Не случайно, само собой разумеется. Последний этаж странного пути Рембо предстает еще одной «порой в аду». Рембо мечтал разбогатеть — но только для того, чтобы выйти из ада. Он много раз писал: разбогатею — и отдохну, успокоюсь, поставлю последнюю точку. Торговля для Артюра Рембо была своего рода очередным экспериментом. Условия, в которых эксперимент ставился, были приняты Рембо, но мало его интересовали сами по себе, не задевали его воображения, не пробуждали чувств.
Став торговцем, Рембо не стал буржуа. В его лаконизме, его вызывающей сухости, его принципиальном умолчании заключены вызов, протест. Осудив себя в «Поре в аду», он приговорил себя к муке, отправил себя на каторгу. Ему было очень плохо в добровольном изгнании — он этого не скрывал при всем своем лаконизме, при всей сдержанности. Но молча, стоически, горделиво нес свой крест.

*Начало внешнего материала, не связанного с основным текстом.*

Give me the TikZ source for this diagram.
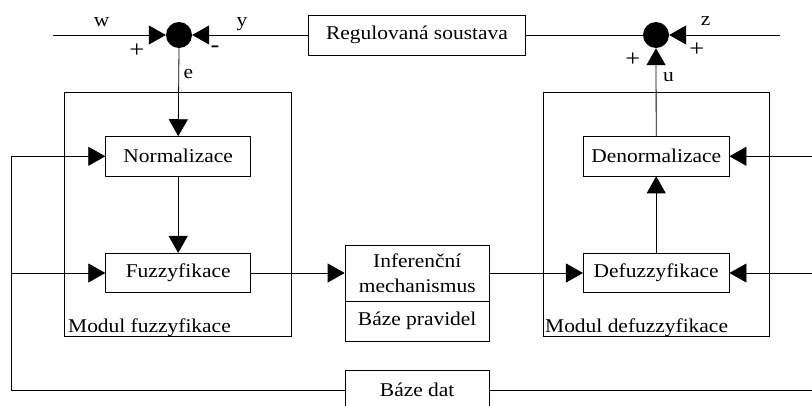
\documentclass[tikz,border=0pt]{standalone}
\usepackage{fontspec}
\setmainfont{Liberation Serif}[FakeStretch=1.1]
\usetikzlibrary{arrows.meta}
\begin{document}
\begin{tikzpicture}[x=1pt,y=-1pt,
  every node/.style={font=\fontsize{19.5}{25}\selectfont, inner sep=0pt},
  blk/.style={draw, line width=0.8pt, rectangle},
  conn/.style={line width=0.8pt},
  arr/.style={conn, -{Triangle[length=17pt,width=19pt]}},
  sumpt/.style={circle, fill=black, minimum size=26pt},
  sign/.style={font=\fontsize{24}{24}\selectfont}
]
\path[use as bounding box] (0,0) rectangle (812,405);
\clip (0,0) rectangle (812,405);
\fill[white] (0,0) rectangle (812,405);

% module frames
\node[blk, minimum width=227.4pt, minimum height=244pt] (modf) at (178,214.7) {};
\node[blk, minimum width=226pt, minimum height=244pt] (modd) at (656.3,214.7) {};
\node[anchor=base west] (modfl) at (68,332) {Modul fuzzyfikace};
\node[anchor=base west] (moddl) at (545,332) {Modul defuzzyfikace};

% blocks
\node[blk, minimum width=217.4pt, minimum height=40pt] (reg) at (417,35) {Regulovaná soustava};
\node[blk, minimum width=145pt, minimum height=39.3pt] (norm) at (178.2,156.3) {Normalizace};
\node[blk, minimum width=145pt, minimum height=39.3pt] (fuzz) at (178.2,273) {Fuzzyfikace};
\node[blk, minimum width=145.7pt, minimum height=39.3pt] (denorm) at (656.2,156.3) {Denormalizace};
\node[blk, minimum width=145.7pt, minimum height=39.3pt] (defuzz) at (656.2,273) {Defuzzyfikace};
\node[blk, minimum width=144.3pt, minimum height=56pt, align=center] (inf) at (417.2,273) {Inferenční\\mechanismus};
\node[blk, minimum width=144.3pt, minimum height=40pt] (rules) at (417.2,321) {Báze pravidel};
\node[blk, minimum width=144.3pt, minimum height=40pt] (dat) at (417.2,390) {Báze dat};

% summing points
\node[sumpt] (s1) at (179,35) {};
\node[sumpt] (s2) at (656,35) {};

% free ends
\coordinate (win) at (53,35);
\coordinate (zin) at (780,35);
\coordinate (lfb) at (11.7,390);
\coordinate (lfn) at (11.7,156.3);
\coordinate (lff) at (11.7,273);
\coordinate (rn) at (812,156.3);
\coordinate (rf) at (812,273);
\coordinate (rd) at (812,390);

% connectors
\draw[arr] (win) -- (s1.west);
\draw[arr] (reg.west) -- (s1.east);
\draw[arr] (s1.south) -- (norm.north);
\draw[arr] (norm.south) -- (fuzz.north);
\draw[conn] (dat.west) -- (lfb) -- (lfn);
\draw[arr] (lfn) -- (norm.west);
\draw[arr] (lff) -- (fuzz.west);
\draw[arr] (fuzz.east) -- (inf.west);
\draw[arr] (inf.east) -- (defuzz.west);
\draw[arr] (defuzz.north) -- (denorm.south);
\draw[arr] (denorm.north) -- (s2.south);
\draw[conn] (reg.east) -- (s2.west);
\draw[arr] (zin) -- (s2.east);
\draw[arr] (rn) -- (denorm.east);
\draw[arr] (rf) -- (defuzz.east);
\draw[conn] (dat.east) -- (rd);

% signal labels
\node[anchor=base] (lw) at (101.7,26.7) {w};
\node[anchor=base] (ly) at (242,26.7) {y};
\node[anchor=base] (le) at (188.5,78.3) {e};
\node[anchor=base] (lz) at (705.7,25.7) {z};
\node[anchor=base] (lu) at (668.5,81.7) {u};
\node[sign] (p1) at (136.7,50.7) {+};
\node[sign] (m1) at (215,49.5) {-};
\node[sign] (p2) at (696.7,50) {+};
\node[sign] (p3) at (632.7,60) {+};
\end{tikzpicture}
\end{document}
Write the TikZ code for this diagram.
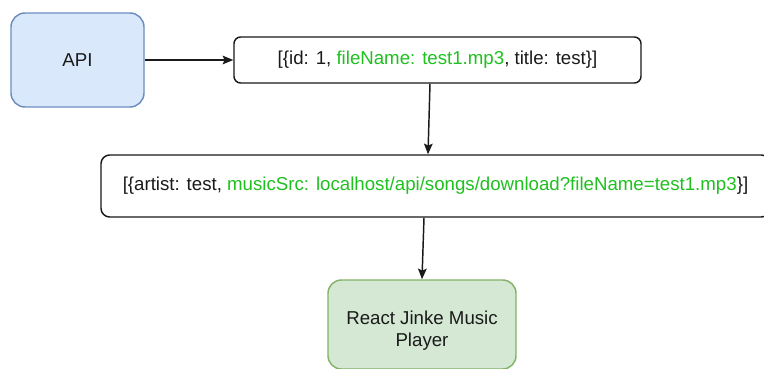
\documentclass[tikz,border=0pt]{standalone}
\usepackage{fontspec}
\setmainfont{Liberation Sans}
\usetikzlibrary{positioning,arrows.meta,calc}
\definecolor{apifill}{HTML}{DAE8FC}
\definecolor{apidraw}{HTML}{6C8EBF}
\definecolor{playfill}{HTML}{D5E8D4}
\definecolor{playdraw}{HTML}{82B366}
\definecolor{keygreen}{HTML}{1FC01F}
\definecolor{txt}{HTML}{1A1A1A}
\newcommand{\grn}[1]{\textcolor{keygreen}{#1}}
\begin{document}
\begin{tikzpicture}[x=0.75pt,y=-0.75pt,font=\fontsize{14}{16.5}\selectfont, line join=round, >={Stealth[length=8pt,width=6.5pt,inset=1.5pt]}]
\tikzset{
  databox/.style={draw=txt,line width=1.1pt,fill=white,text=txt,inner sep=0pt},
  apibox/.style={draw=apidraw,fill=apifill,line width=1.1pt,text=txt,rounded corners=10.5pt,minimum width=99.75pt,minimum height=70.5pt},
  playbox/.style={draw=playdraw,fill=playfill,line width=1.1pt,text=txt,rounded corners=10pt,align=center,minimum width=141pt,minimum height=66.75pt},
  arr/.style={->,draw=txt,line width=1.1pt}
}
\useasboundingbox (0,0) rectangle (764,368);
\clip (0,0) rectangle (764,368);
\fill[white] (0,0) rectangle (764,368);
% boxes
\node[apibox] (api) at (77.5,60) {API};
\node[databox,rounded corners=5pt,minimum width=305.25pt,minimum height=34.5pt] (songs) at (437.5,60)
  {[\{id: 1, \grn{fileName: test1.mp3}, title: test\}]};
\node[databox,rounded corners=6.5pt,minimum width=501.75pt,minimum height=46.5pt] (tracks) at (435.5,186)
  {[\{artist: test, \grn{musicSrc: localhost/api/songs/download?fileName=test1.mp3}\}]};
\node[playbox] (player) at (422,324.5) {\rule{0pt}{20pt}React Jinke Music\\Player};
% arrows
\draw[arr] (api) -- (songs);
\draw[arr] ($(songs.south)+(-7.5,0)$) -- ($(tracks.north)+(-7.5,0)$);
\draw[arr] ($(tracks.south)+(-11.5,0)$) -- (player.north);
\end{tikzpicture}
\end{document}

Рембо молчал потому, что он был поэтом, а не торговцем, поэтом божьей милостью. Его необыкновенный, феноменальный творческий путь был путем из литературы, путем ухода из поэзии. Творческий поиск направлял его в сторону безысходного одиночества, потери связей с другими, хотя дар поэта социален по своей природе. Природа извращалась, и не случайно Рембо всегда был одинок, истинных привязанностей, настоящих друзей, подлинной любви у него никогда и не было. Не случайно для заключительного акта трагедии было выбрано и действие — торговля, и место действия — Африка. И то, и другое окрасило финальную сцену кричащими красками тупика и обреченности, трагическими красками абсолютного одиночества.
Все направляло Рембо к этому одиночеству, все выталкивало его из поэзии, в том числе и непризнание. Рембо — гениальный поэт — умер в роли заурядного торговца. Поэта никто не знал, его не печатали, не понимали (разве что — отчасти — Верлен). Рембо вынужден был поверить в неудачу, своего поэтического опыта тем более, что поэзии он назначал роль откровения, пророчества. Но Рембо выражал себя только языком поэзии, и отказ от поэзии был отказом от языка, был актом самоубийственным. Первым шагом к гибели. Вторым был разрыв с Европой, с почвой, которая взрастила поэзию Рембо. Третьим — собственно смерть бывшего поэта, сама случайность которой кажется закономерностью и неизбежностью. Далее Рембо жить не мог, его путь был завершен, исчерпан.
Взрослый с детства, Рембо умер «разгневанным ребенком». Он очень рано постиг великие истины. Сначала он понял, что мир несовершенен, позже — что поэзии не дано справиться с этим несовершенством. Однако этих истин недостаточно для существования не только поэзии, не только человека, но и человечества. Рембо доказал это феноменом своей трагической судьбы.
Примечания
1
Именно с этой точки зрения — а не в свете общеизвестной истины об «окрашенности» звуков речи. Физические свойства звуков, несомненно, вызывают более или менее определенные впечатления, не совпадающие вместе с тем с понятийным значением слова. Звуки звучат, поэтому есть музыка слов, и испокон веков поэзия, да и вообще словесное искусство было искусством звучащим, рисующим с помощью звука.
Если ограничиться только таким напоминанием, то «Гласные» Рембо поняты не будут. Не без оснований покажется, что Рембо «просто соригинальничал» (А. П. Журавлев. Звук и смысл. М., 1981, с. 129). Но он «соригинальничал» не «просто», а как поэт-«ясновидец».
2
Название дается в переводе Е. Витковского.